Du fait des deux guerres mondiales, le doute s’installe sur la capacité de l’homme à maîtriser le monde. La foi dans le progrès (le positivisme) est battue en brèche, et la notion de personnage s’en ressent. Loin d’être un surhomme, ou même un homme ordinaire, le héros des romans du XX° siècle se délite et se décompose.

Selon les auteurs du Nouveau Roman (mouvance née dans les années 1950 à Paris), le roman n’est pas un moyen de connaissance. Il est avant tout (et peut-être seulement) une écriture. Beckett, par exemple, propose dans ses romans de longs monologues, ou discours, de personnages dont on ne sait presque rien. Les consciences sont impossibles à explorer, tout est opaque ou morcelé, les points de vue sur un même objet se multiplient sans former une image nette : le personnage n’est plus qu’une conscience sans certitudes – il est presque englouti.

Bonus: les fonctions de la description

– informative/ didactique: on peut parler de fonction mathésique

– cherche à représenter/ donner à voir la réalité: fonction référentielle

– fonction narrative: description qui contribue à l’action (ex description d’un objet qui va jouer un rôle dans le récit comme l’arme d’un crime)

– fonction symbolique: permet de faire passer une idée ou une valeur

– fonction esthétique: permet à l’auteur un morceau de bravoure et de mettre en valeur ses talents littéraires.

Autres:

– ne pas confondre point de vue (qui voit) et voix narrative: qui raconte

Point de vue = focalisation. La focalisation zéro (= point de vue omniscient): le narrateur sait tout du personnage/ Focalisation interne: la scène est vue par le biais d’un personnage (il y a une restriction de champ car cette vision est soumise à la subjectivité du personnage(ne sait pas tout, ne voit pas tout/ vision qui dépend aussi de ses états d’âme et de ses convictions). Focalisation externe = l’équivalent d’une caméra de surveillance: ne voit que ce qui se passe dans son champ, ne sait rien et ne fait aucun commentaire.

auteur = personne réelle qui a écrit le roman.

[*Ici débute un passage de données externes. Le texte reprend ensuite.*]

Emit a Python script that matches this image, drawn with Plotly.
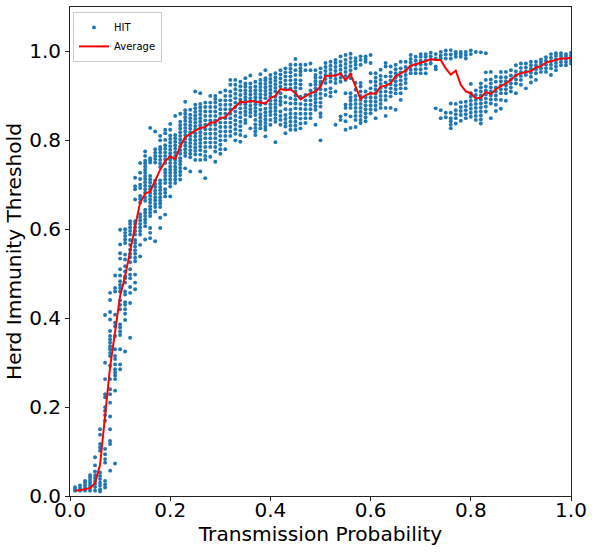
import plotly.graph_objects as go

transmission_probability = [k / 100 for k in range(1, 101)]

# HIT readings per transmission probability column, in thousandths
hit_by_column = [
 [12,16,20],[12,18,24],[12,18,24,30,34],[12,18,24,30,36,42,47],[12,20,27,33,40,47,55,69,87],
 [10,15,23,30,38,45,53,102,109,117,138,150],
 [19,26,34,75,83,94,106,169,182,192,200,222,229,263,300,407],
 [57,117,124,150,179,210,229,240,263,293,315,322,330,337,345,352,360,371,397,414,441,457],
 [73,237,263,271,278,285,296,308,315,330,360,382,390,408,460,468,496],
 [285,296,330,362,370,379,386,420,430,440,460,468,475,483,496,510,534,546,566,599],
 [325,396,410,420,430,436,453,460,480,490,494,505,517,532,543,569,577,585,592,600],
 [356,434,457,470,490,498,510,526,537,545,554,565,576,588,596,604,612,618],
 [465,480,498,528,536,545,553,561,569,576,588,596,604,612,618,667,690,697,716],
 [539,565,588,596,604,612,620,627,634,660,668,675,693,700,713,727,749],
 [577,607,615,622,630,637,644,664,672,682,690,698,706,713,720,727,734,741,748,754,765,775],
 [580,592,603,630,637,645,652,660,667,675,682,690,697,705,712,720,750,755,760,828],
 [573,640,650,657,665,672,680,687,695,702,710,750,758,765,772,780,820],
 [603,626,650,658,665,672,680,688,695,703,710,740,748,756,764,772,780,785,800,810],
 [633,674,682,690,704,712,720,727,734,749,757,765,773,781,789,801,816,824],
 [674,696,704,712,720,727,734,741,749,757,764,771,779,787,795,803,811,824,837],
 [704,712,720,727,734,741,749,757,765,773,781,789,797,805,812,855],
 [712,722,730,738,746,753,760,770,778,786,794,802,810,818,826,834,842,860],
 [737,765,772,780,788,796,804,812,820,828,836,844,852,860,868,887],
 [730,762,770,778,786,794,802,810,818,826,834,842,850,858,869],
 [756,768,776,784,792,800,808,816,824,832,840,848,856,864,872,880,910],
 [730,756,768,778,786,794,802,810,818,826,834,842,850,858,866,874,882,906],
 [715,757,765,775,785,795,805,815,825,835,845,855,865,875,885],
 [763,785,795,805,815,825,835,845,855,865,875,885,900],
 [752,775,785,795,805,815,825,835,845,855,865,875,885,893,900],
 [770,780,790,800,810,820,830,840,850,860,870,880,890,908],
 [780,800,810,820,830,840,850,860,870,880,890,900,912],
 [810,820,830,840,850,860,870,880,890,900,910,925,936],
 [800,815,825,835,845,855,865,875,885,895,905,915,925,936],
 [797,812,822,832,842,852,862,872,882,892,902,912,922,932],
 [809,839,846,857,865,873,881,889,897,905,913,921,928,940],
 [827,854,862,870,878,887,895,903,911,919,928,946],
 [812,820,828,836,846,857,865,873,881,889,897,905,913,921,932],
 [827,835,843,851,859,869,880,888,896,904,912,920,928,936,949],
 [809,824,831,839,847,855,863,871,883,895,903,911,919,927,935,940,958],
 [835,846,857,865,873,881,889,898,906,914,922,930,938,947],
 [796,842,850,858,866,874,882,890,898,910,918,926,934,942,951],
 [835,846,855,865,880,888,896,906,921,930,939,948,958],
 [816,831,839,848,857,870,885,898,917,926,935,944,953,962],
 [824,833,842,851,860,869,883,895,917,926,935,944,953,961,970],
 [824,833,842,851,860,872,883,892,901,910,919,928,936,947,958,970,983],
 [827,838,849,860,871,882,898,917,926,935,947,955,962,970],
 [839,850,860,870,880,890,902,958,970],
 [850,860,870,880,890,900,912,925,958,973],
 [835,869,877,885,893,901,909,917,925,933,941,947,958],
 [800,853,861,876,885,895,905,915,925,932,942,952,962],
 [902,914,929,938,947,956,965,974],
 [899,908,917,932,941,950,959,968,977],
 [835,910,929,938,947,956,965,974,981],
 [846,854,932,941,950,959,968,977,989],
 [824,843,858,873,880,906,936,945,954,963,972,981,992],
 [828,854,873,881,889,897,906,940,949,958,967,976,985,995],
 [830,846,855,864,873,882,891,900,914,929,962,970,978,985],
 [839,846,855,864,873,882,891,900,910,921,929,970,981,989],
 [843,852,861,870,879,888,897,910,977,983,989],
 [861,870,879,888,897,906,917,932,951,974,992],
 [850,869,878,887,896,905,914,923,932,941,951],
 [873,882,891,900,909,918,927,936,945,959],
 [855,873,891,900,910,920,930,944,966,974],
 [873,899,908,917,926,935,944,953,966],
 [869,906,915,924,933,942,951,960,970],
 [891,906,917,926,935,944,953,962,977],
 [917,929,938,947,956,965,977],
 [951,959,967,975,983,992],
 [951,960,970,979,988],
 [951,960,970,979,988,994],
 [951,962,971,980,988,994],
 [973,981,989,997],
 [872,960,966,984,994],
 [850,868,984,991,999],
 [852,862,984,993,1002],
 [827,835,843,850,862,883,984,993,1003],
 [838,850,859,868,882,988,994,999],
 [844,857,866,875,886,988,994,999],
 [850,859,868,877,887,984,992,999],
 [853,862,871,880,889,898,906,927,994,1002],
 [846,855,864,873,882,891,902,912,999],
 [838,847,856,865,874,883,892,901,910,919,928,998],
 [865,876,885,894,903,912,921,936,953,996],
 [850,883,892,901,910,919,928,937,954],
 [866,880,892,901,910,919,932,943],
 [871,891,906,915,924,933,942,954],
 [889,906,915,924,933,942,954],
 [910,919,928,937,946,958],
 [906,928,937,946,955,969],
 [925,936,945,954,963,973],
 [917,947,955,964,973],
 [930,943,952,961,969,977],
 [936,951,960,969,977],
 [954,962,970,976,982],
 [954,962,970,979,987],
 [947,962,970,978,986,994],
 [958,966,974,982,990,996],
 [969,976,983,990,996],
 [969,976,983,990,994],
 [973,979,985,991,997],
]

average_hit = [
 .012,.013,.015,.018,.029,.07,.185,.29,.37,.45,.494,.554,.607,.66,.68,.685,.711,.734,.753,.764,
 .758,.787,.807,.815,.822,.828,.83,.84,.84,.85,.852,.865,.876,.887,.885,.889,.887,.885,.883,.895,
 .9,.916,.913,.915,.906,.892,.9,.906,.91,.921,.945,.946,.946,.95,.936,.949,.921,.893,.902,.906,
 .905,.921,.923,.929,.944,.95,.957,.968,.971,.975,.978,.983,.981,.981,.962,.948,.957,.925,.91,.906,
 .895,.896,.909,.904,.915,.922,.928,.936,.947,.951,.953,.956,.964,.967,.975,.978,.981,.984,.984,.986,
]

tick_values = [0.0, 0.2, 0.4, 0.6, 0.8, 1.0]
tick_labels = ["0.0", "0.2", "0.4", "0.6", "0.8", "1.0"]

scatter_x = [p for p, col in zip(transmission_probability, hit_by_column) for _ in col]
scatter_y = [v / 1000 for col in hit_by_column for v in col]

fig = go.Figure()
fig.add_trace(go.Scatter(x=scatter_x, y=scatter_y, mode="markers", name="HIT",
                         marker=dict(color="#1f77b4", size=3.9, line=dict(width=0))))
fig.add_trace(go.Scatter(x=transmission_probability, y=average_hit, mode="lines", name="Average",
                         line=dict(color="#ff0000", width=2)))

axis_common = dict(
    tickmode="array", tickvals=tick_values, ticktext=tick_labels,
    showgrid=False, zeroline=False, showline=True, mirror=True,
    linecolor="#222222", linewidth=1, ticks="outside", ticklen=4, tickwidth=1, tickcolor="#222222",
    tickfont=dict(family="DejaVu Sans", size=20, color="black"),
    automargin=True,
)
fig.update_layout(
    width=594, height=552, autosize=False,
    margin=dict(l=70, r=23, t=7, b=56),
    paper_bgcolor="white", plot_bgcolor="white",
    font=dict(family="DejaVu Sans", color="black"),
    xaxis=dict(range=[0, 1], ticklabelstandoff=-8, title=dict(text="Transmission Probability", standoff=2,
               font=dict(family="DejaVu Sans", size=20.2, color="black")), **axis_common),
    yaxis=dict(range=[0, 1.1], title=dict(text="Herd Immunity Threshold", standoff=2,
               font=dict(family="DejaVu Sans", size=20.2, color="black")), **axis_common),
    legend=dict(x=0.006, y=0.99, xanchor="left", yanchor="top", bgcolor="rgba(255,255,255,0.8)",
                bordercolor="#cccccc", borderwidth=1, font=dict(family="DejaVu Sans", size=10, color="black"),
                itemwidth=30, tracegroupgap=0),
    showlegend=True,
)
# The default page leaves 8 px round the figure; the reference has none.
fig.write_html("out.html", config={"displayModeBar": False},
               post_script="document.body.style.margin='0';document.documentElement.style.overflow='hidden';")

narrateur: personne fictive qui raconte. Attention: quelquefois le narrateur cède la parole à un personnage, on change alors de voix narrative

Les paroles rapportées:

– discours direct: dialogue rapporté tel quel avec des guillemets, des tirets et des propositions incises (ex: dit-il). Il permet un effet de mimésis puisqu’il donne l’impression au lecteur d’assister à la conversation. Dynamise le récit, le rend vivant.

– discours indirect: les paroles sont insérées dans des phrases de récit (ex : il expliqua qu’elle était partie). Ces paroles sont reformulées (subordination, emploi de QUE, temps du récit).

– discours narrativisé: propos évoqués sur un mode elliptique. Un verbe nous indique qu’un échange de paroles a eu lieu mais nous n’avons pas le détail. EX: Ils se saluèrent et prirent de leurs nouvelles respectives.

– discours indirect libre: mêle des marques des discours direct et indirect: pas de subordination, pas de verbes de parole, modification des temps (temps du récit le plus souvent). Ex: Elle le scrutait par la fenêtre. Il aurait fait un mari idéal.